>> begin

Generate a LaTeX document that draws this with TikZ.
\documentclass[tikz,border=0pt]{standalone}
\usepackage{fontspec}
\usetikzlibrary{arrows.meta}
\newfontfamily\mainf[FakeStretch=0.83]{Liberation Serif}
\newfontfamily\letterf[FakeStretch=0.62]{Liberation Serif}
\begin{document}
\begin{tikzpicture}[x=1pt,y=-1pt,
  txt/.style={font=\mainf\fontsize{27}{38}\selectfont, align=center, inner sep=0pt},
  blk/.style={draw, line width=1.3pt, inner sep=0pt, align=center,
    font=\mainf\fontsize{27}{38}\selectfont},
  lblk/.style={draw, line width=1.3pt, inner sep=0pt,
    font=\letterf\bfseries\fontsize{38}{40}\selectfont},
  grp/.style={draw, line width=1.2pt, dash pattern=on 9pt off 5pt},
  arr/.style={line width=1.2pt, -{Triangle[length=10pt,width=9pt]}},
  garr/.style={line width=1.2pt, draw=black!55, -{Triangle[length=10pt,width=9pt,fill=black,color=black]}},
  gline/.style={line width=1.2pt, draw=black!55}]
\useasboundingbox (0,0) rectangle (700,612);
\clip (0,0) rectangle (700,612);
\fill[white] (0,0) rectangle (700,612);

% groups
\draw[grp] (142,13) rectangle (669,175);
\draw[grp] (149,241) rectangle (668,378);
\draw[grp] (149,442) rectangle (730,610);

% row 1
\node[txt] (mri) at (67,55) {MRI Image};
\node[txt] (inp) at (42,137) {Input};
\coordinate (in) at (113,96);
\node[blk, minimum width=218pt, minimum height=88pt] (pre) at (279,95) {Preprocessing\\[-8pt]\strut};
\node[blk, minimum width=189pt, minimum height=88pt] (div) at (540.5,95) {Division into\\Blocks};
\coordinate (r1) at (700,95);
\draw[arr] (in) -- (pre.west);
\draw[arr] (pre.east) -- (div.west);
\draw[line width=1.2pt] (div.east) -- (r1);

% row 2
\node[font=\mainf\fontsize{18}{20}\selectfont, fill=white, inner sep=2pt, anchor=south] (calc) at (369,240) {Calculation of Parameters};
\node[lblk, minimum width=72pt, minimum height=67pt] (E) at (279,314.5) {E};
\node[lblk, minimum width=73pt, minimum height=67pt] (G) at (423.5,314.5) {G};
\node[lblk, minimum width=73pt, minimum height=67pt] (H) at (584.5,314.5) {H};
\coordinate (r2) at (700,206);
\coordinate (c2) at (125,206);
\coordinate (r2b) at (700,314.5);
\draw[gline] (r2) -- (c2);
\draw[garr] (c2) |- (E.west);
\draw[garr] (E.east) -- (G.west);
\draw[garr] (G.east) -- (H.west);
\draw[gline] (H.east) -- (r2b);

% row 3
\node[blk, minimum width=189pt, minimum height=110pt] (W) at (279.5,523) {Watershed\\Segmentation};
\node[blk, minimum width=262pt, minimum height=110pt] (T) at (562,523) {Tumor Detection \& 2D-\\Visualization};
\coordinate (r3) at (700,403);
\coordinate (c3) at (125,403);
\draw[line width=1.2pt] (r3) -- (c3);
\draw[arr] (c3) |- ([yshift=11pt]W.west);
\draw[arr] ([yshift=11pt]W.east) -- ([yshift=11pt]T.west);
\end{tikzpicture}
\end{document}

>> end

Stated task ▸ Write out, exactly and with nothing else, the lines of the listing above from its first line through the line with "(149,442) rectangle (730,610);".

Solution ▸
Generate a LaTeX document that draws this with TikZ.
\documentclass[tikz,border=0pt]{standalone}
\usepackage{fontspec}
\usetikzlibrary{arrows.meta}
\newfontfamily\mainf[FakeStretch=0.83]{Liberation Serif}
\newfontfamily\letterf[FakeStretch=0.62]{Liberation Serif}
\begin{document}
\begin{tikzpicture}[x=1pt,y=-1pt,
  txt/.style={font=\mainf\fontsize{27}{38}\selectfont, align=center, inner sep=0pt},
  blk/.style={draw, line width=1.3pt, inner sep=0pt, align=center,
    font=\mainf\fontsize{27}{38}\selectfont},
  lblk/.style={draw, line width=1.3pt, inner sep=0pt,
    font=\letterf\bfseries\fontsize{38}{40}\selectfont},
  grp/.style={draw, line width=1.2pt, dash pattern=on 9pt off 5pt},
  arr/.style={line width=1.2pt, -{Triangle[length=10pt,width=9pt]}},
  garr/.style={line width=1.2pt, draw=black!55, -{Triangle[length=10pt,width=9pt,fill=black,color=black]}},
  gline/.style={line width=1.2pt, draw=black!55}]
\useasboundingbox (0,0) rectangle (700,612);
\clip (0,0) rectangle (700,612);
\fill[white] (0,0) rectangle (700,612);

% groups
\draw[grp] (142,13) rectangle (669,175);
\draw[grp] (149,241) rectangle (668,378);
\draw[grp] (149,442) rectangle (730,610);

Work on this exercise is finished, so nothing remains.